When Roger Goodell shuffles up to the podium at tonight’s NFL Draft to announce the first pick, he’ll do so with the knowledge that the player isn’t in attendance. That player, according to the yammering prognosticators, will be Jameis Winston and the former Florida State quarterback has already said he’s staying home. Same goes for the consensus number two pick, Marcus Mariota. If ever there was a sign we should all ignore this dog and pony show, this is it. The men at the center of tonight’s festivities don’t even want to be there, so why should we?
Despite all the buildup, the NFL draft is a largely inconsequential carnival that we only bother with because we’re desperate for football. The Super Bowl was three long months ago, and we need to feed the beast. But that doesn’t mean we have to subject ourselves to this waste of time. The issue with the draft is that the results are known ahead of time. Not the picks themselves (though that’s often the case with the top players) but the general results. There’s virtually no chance your team will land a franchise-changing player, and if it does, you won’t know it on draft day. Meanwhile, there’s a 100 percent chance your team lands a handful of solid contributors who fill holes on its roster. There’s your draft recap.

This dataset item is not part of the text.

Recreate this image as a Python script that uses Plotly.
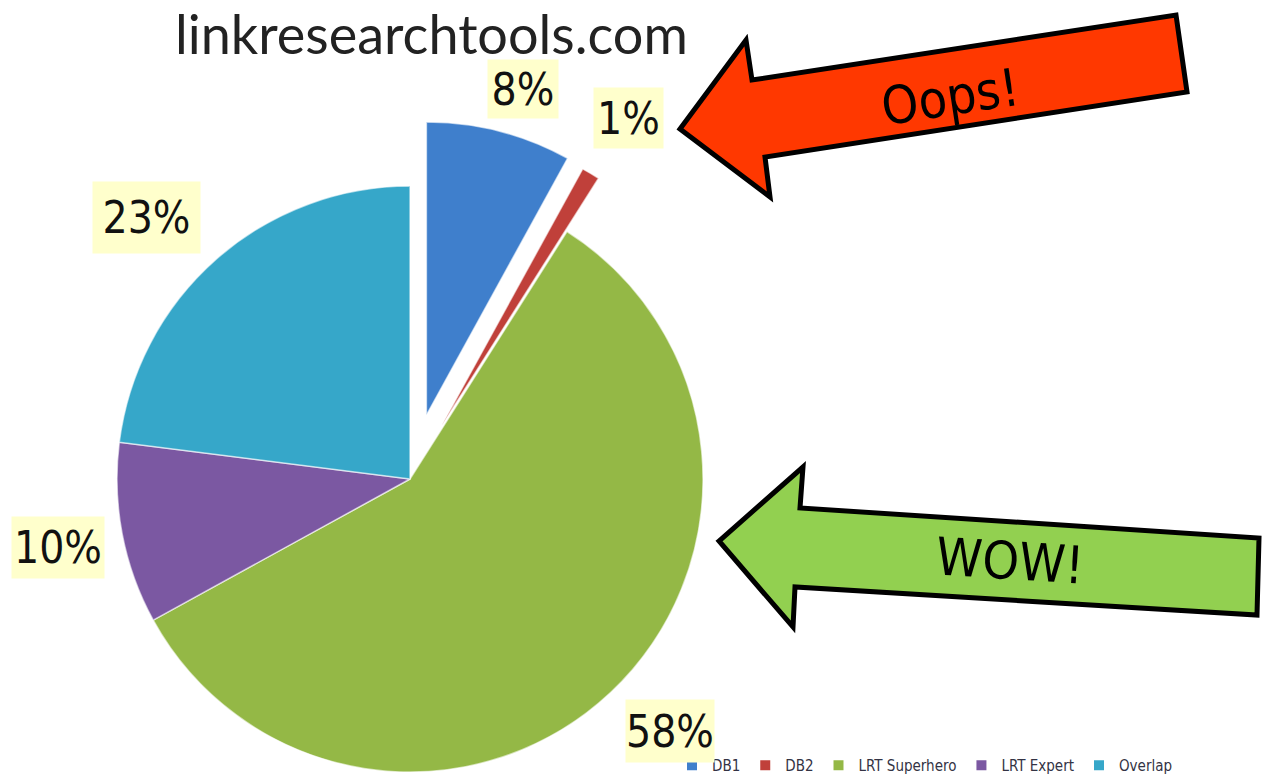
import plotly.graph_objects as go
import math

# ---- data ----
labels = ["DB1", "DB2", "LRT Superhero", "LRT Expert", "Overlap"]
values = [8, 1, 58, 10, 23]
colors = ["#3f7fcc", "#c0403a", "#94b846", "#7b58a2", "#36a7c9"]
pulls_px = [66, 62, 0, 0, 0]          # explosion distance (pixels)
title_text = "linkresearchtools.com"
callout_texts = ["Oops!", "WOW!"]

# ---- geometry (layout only) ----
W, H = 1266, 782
CX, CY, R = 410, 479, 293

def domain_for(cx, cy, r):
    return dict(x=[(cx - r) / W, (cx + r) / W],
                y=[1 - (cy + r) / H, 1 - (cy - r) / H])

def P(x, y):
    return x / W, 1 - y / H

fig = go.Figure()

total = sum(values)
cum = 0
mids = []
for v in values:
    mids.append((cum + v / 2) / total * 2 * math.pi)
    cum += v

# main pie: non-exploded slices
main_colors = [c if p == 0 else "rgba(0,0,0,0)" for c, p in zip(colors, pulls_px)]
main_lw = [1.5 if p == 0 else 0 for p in pulls_px]
fig.add_trace(go.Pie(
    labels=labels, values=values, sort=False, direction="clockwise", rotation=0,
    marker=dict(colors=main_colors, line=dict(color="rgba(255,255,255,0.6)", width=main_lw)),
    textinfo="none", hoverinfo="label+percent", showlegend=False,
    domain=domain_for(CX, CY, R)))

# exploded slices, each as its own pie shifted along its mid-angle
for i, p in enumerate(pulls_px):
    if p == 0:
        continue
    cx = CX + p * math.sin(mids[i])
    cy = CY - p * math.cos(mids[i])
    cols = ["rgba(0,0,0,0)"] * len(values)
    cols[i] = colors[i]
    lw = [0] * len(values)
    lw[i] = 1.5
    fig.add_trace(go.Pie(
        labels=labels, values=values, sort=False, direction="clockwise", rotation=0,
        marker=dict(colors=cols, line=dict(color="rgba(255,255,255,0.6)", width=lw)),
        textinfo="none", hoverinfo="label+percent", showlegend=False,
        domain=domain_for(cx, cy, R)))

# legend entries
for lab, col in zip(labels, colors):
    fig.add_trace(go.Scatter(x=[None], y=[None], mode="markers", name=lab,
                             marker=dict(symbol="square", size=10, color=col)))

# percentage labels (boxes: center x, center y, width, height)
boxes = [(523, 89, 70, 58), (628, 118, 69, 60), (670, 731, 88, 62),
         (58, 547, 92, 61), (146, 217, 107, 71)]
LBL_FONT = "DejaVu Sans Condensed, DejaVu Sans, sans-serif"
for v, (bx, by, bw, bh) in zip(values, boxes):
    x, y = P(bx, by)
    fig.add_annotation(x=x, y=y, xref="paper", yref="paper", xanchor="center", yanchor="middle",
                       text=f"{round(v / total * 100)}%", showarrow=False,
                       font=dict(family=LBL_FONT, size=44, color="#111111"),
                       bgcolor="#ffffcc", borderpad=0, width=bw, height=bh)

# title
tx, ty = P(431, 34)
fig.add_annotation(x=tx, y=ty, xref="paper", yref="paper", xanchor="center", yanchor="middle",
                   text=title_text, showarrow=False,
                   font=dict(family="Lato, Open Sans, sans-serif", size=54, color="#222222"))

# arrows
def path(pts):
    s = ""
    for k, (x, y) in enumerate(pts):
        px, py = P(x, y)
        s += ("M" if k == 0 else "L") + f"{px:.5f},{py:.5f} "
    return s + "Z"

red_pts = [(680, 129), (746, 40), (752, 80), (1176, 15), (1187, 92), (765, 157), (770, 197)]
green_pts = [(719, 541), (803, 467), (800, 508), (1259, 538), (1257, 615), (795, 587), (793, 627)]
fig.add_shape(type="path", path=path(red_pts), xref="paper", yref="paper",
              fillcolor="#ff3800", line=dict(color="black", width=5))
fig.add_shape(type="path", path=path(green_pts), xref="paper", yref="paper",
              fillcolor="#92d050", line=dict(color="black", width=5))

ox, oy = P(950, 97)
fig.add_annotation(x=ox, y=oy, xref="paper", yref="paper", xanchor="center", yanchor="middle",
                   text=callout_texts[0], showarrow=False,
                   textangle=-8.7, font=dict(family=LBL_FONT, size=52, color="black"))
wx, wy = P(1010, 561)
fig.add_annotation(x=wx, y=wy, xref="paper", yref="paper", xanchor="center", yanchor="middle",
                   text=callout_texts[1], showarrow=False,
                   textangle=3.7, font=dict(family=LBL_FONT, size=52, color="black"))

lx, ly = P(672, 782)
fig.update_layout(
    width=W, height=H, autosize=False,
    margin=dict(l=0, r=0, t=0, b=0),
    paper_bgcolor="white", plot_bgcolor="white",
    xaxis=dict(visible=False, range=[0, 1]), yaxis=dict(visible=False, range=[0, 1]),
    legend=dict(orientation="h", x=lx, y=ly, xanchor="left", yanchor="bottom",
                font=dict(family=LBL_FONT, size=15, color="#333344"),
                itemwidth=30, tracegroupgap=0, bgcolor="rgba(0,0,0,0)"),
)

fig.write_html("out.html", config={"displayModeBar": False},
               post_script="document.body.style.margin='0';document.body.style.overflow='hidden';")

And yet, millions of fans will watch. Some will even attend in person. But why? It’s not like anyone involved with the draft knows what they’re doing. According to an analysis from a few years ago, the draft is a total crapshoot. Teams are essentially equal because no one really knows which players will succeed and fail in the NFL. They can make guesses and follow hunches. They can tabulate combine numbers and college stats. But beyond a few sure things, no player is a sure thing in the NFL. And even the “sure things” aren’t always as sure of a thing as we think.

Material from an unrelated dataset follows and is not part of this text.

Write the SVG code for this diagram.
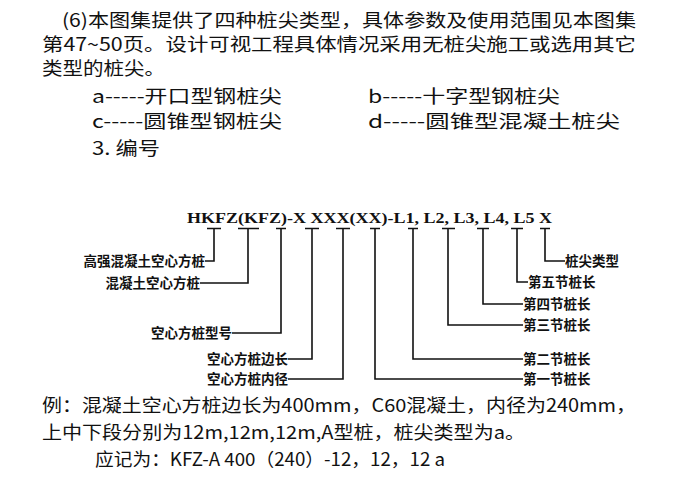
<svg xmlns="http://www.w3.org/2000/svg" width="678" height="495" viewBox="0 0 678 495">
<style>
.t{font-family:"Noto Sans CJK SC","Liberation Serif",serif;font-size:18px;fill:#111}
.s{font-family:"Noto Sans CJK SC","Liberation Serif",serif;font-size:13.5px;fill:#111;font-weight:bold}
.c{font-family:"Liberation Serif","Noto Sans CJK SC",serif;font-size:14px;fill:#111;font-weight:bold}
#connectors path{fill:none;stroke:#111;stroke-width:1.6}
</style>
<rect width="678" height="495" fill="#fff"/>
<text class="t" x="62" y="27" textLength="574" lengthAdjust="spacingAndGlyphs">(6)本图集提供了四种桩尖类型，具体参数及使用范围见本图集</text>
<text class="t" x="42" y="51" textLength="594" lengthAdjust="spacingAndGlyphs">第47~50页。设计可视工程具体情况采用无桩尖施工或选用其它</text>
<text class="t" x="42" y="75" textLength="123" lengthAdjust="spacingAndGlyphs">类型的桩尖。</text>
<text class="t" x="92" y="103" textLength="190" lengthAdjust="spacingAndGlyphs">a-----开口型钢桩尖</text>
<text class="t" x="368" y="103" textLength="192" lengthAdjust="spacingAndGlyphs">b-----十字型钢桩尖</text>
<text class="t" x="92" y="128" textLength="190" lengthAdjust="spacingAndGlyphs">c-----圆锥型钢桩尖</text>
<text class="t" x="368" y="128" textLength="252" lengthAdjust="spacingAndGlyphs">d-----圆锥型混凝土桩尖</text>
<text class="t" x="92" y="155" textLength="68" lengthAdjust="spacingAndGlyphs">3. 编号</text>
<text class="c" x="187" y="223" textLength="365" lengthAdjust="spacingAndGlyphs">HKFZ(KFZ)-X XXX(XX)-L1, L2, L3, L4, L5  X</text>
<g id="connectors">
<path d="M207 228.5H221M214 228.5V261H205"/>
<path d="M238 228.5H259M248 228.5V283H200"/>
<path d="M276 228.5H286M281 228.5V333H232"/>
<path d="M305 228.5H319M312 228.5V359H288"/>
<path d="M336 228.5H350M343 228.5V379H288"/>
<path d="M370 228.5H380M375 228.5V379H523"/>
<path d="M408 228.5H418M413 228.5V359H523"/>
<path d="M442 228.5H455M448 228.5V325H523"/>
<path d="M477 228.5H489M483 228.5V304H523"/>
<path d="M511 228.5H523M517 228.5V282H528"/>
<path d="M540 228.5H550M545 228.5V261H565"/>
</g>
<g id="left-labels">
<text class="s" x="205" y="266" text-anchor="end">高强混凝土空心方桩</text>
<text class="s" x="200" y="288" text-anchor="end">混凝土空心方桩</text>
<text class="s" x="232" y="338" text-anchor="end">空心方桩型号</text>
<text class="s" x="288" y="364" text-anchor="end">空心方桩边长</text>
<text class="s" x="288" y="384" text-anchor="end">空心方桩内径</text>
</g>
<g id="right-labels">
<text class="s" x="565" y="266">桩尖类型</text>
<text class="s" x="528" y="287">第五节桩长</text>
<text class="s" x="523" y="309">第四节桩长</text>
<text class="s" x="523" y="330">第三节桩长</text>
<text class="s" x="523" y="364">第二节桩长</text>
<text class="s" x="523" y="384">第一节桩长</text>
</g>
<text class="t" x="42" y="412" textLength="594" lengthAdjust="spacingAndGlyphs">例：混凝土空心方桩边长为400mm，C60混凝土，内径为240mm，</text>
<text class="t" x="42" y="439" textLength="483" lengthAdjust="spacingAndGlyphs">上中下段分别为12m,12m,12m,A型桩，桩尖类型为a。</text>
<text class="t" x="95" y="466" textLength="350" lengthAdjust="spacingAndGlyphs">应记为：KFZ-A 400（240）-12，12，12 a</text>
</svg>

Part of the problem is that the college and pro games are so different now that NFL teams are left scratching their heads when watching college players. As the Wall Street Journal explains it, the proliferation of the spread offense in the amateur game makes it difficult to evaluate players for the NFL style of play. With game tape largely useless, teams rely more and more on combine performances, physical attributes and pro days held around the country. They crunch these numbers as best as they can and emerge with the kind of inefficient evaluations that result in two receivers going off the board before Odell Beckham, Jr. last year and Eddie Lacy lasting well into the second round the year before . It’s the tedious foreplay to the unremarkable intercourse that is the draft.
Just last year, Teddy Bridgewater’s small hands “freaked out” one NFL Scout. Forget the big numbers and gutsy performances the former Louisville quarterback put up in college, his puny paws, along with a less-than-impressive pro day, sent him careening down draft boards. This is the reality of the NFL draft. The games you play in front of rabid fans are less important than the drills you perform in front of clipboard toting polo shirts. And so Bridgewater, whose hands are only an eighth of an inch smaller than Aaron Rodgers hands, fell all the way to the end of the first round. Then, in his rookie year, he emerged as the Vikings quarterback of the future while completing 64 percent of his passes. And now, the nonsense icing on the dear-god-this-is-stupid cake: Winston, the consensus number one pick, has small hands too.
If you want to watch the NFL draft, that’s your decision. Fans are going fan. I get that. But before you commit, ask yourself if you really want to spend 84 hours over the next three days listening to Mike Mayock ramble on about players that will be largely inconsequential in the NFL. If so, you’re a true—and completely insane—fan.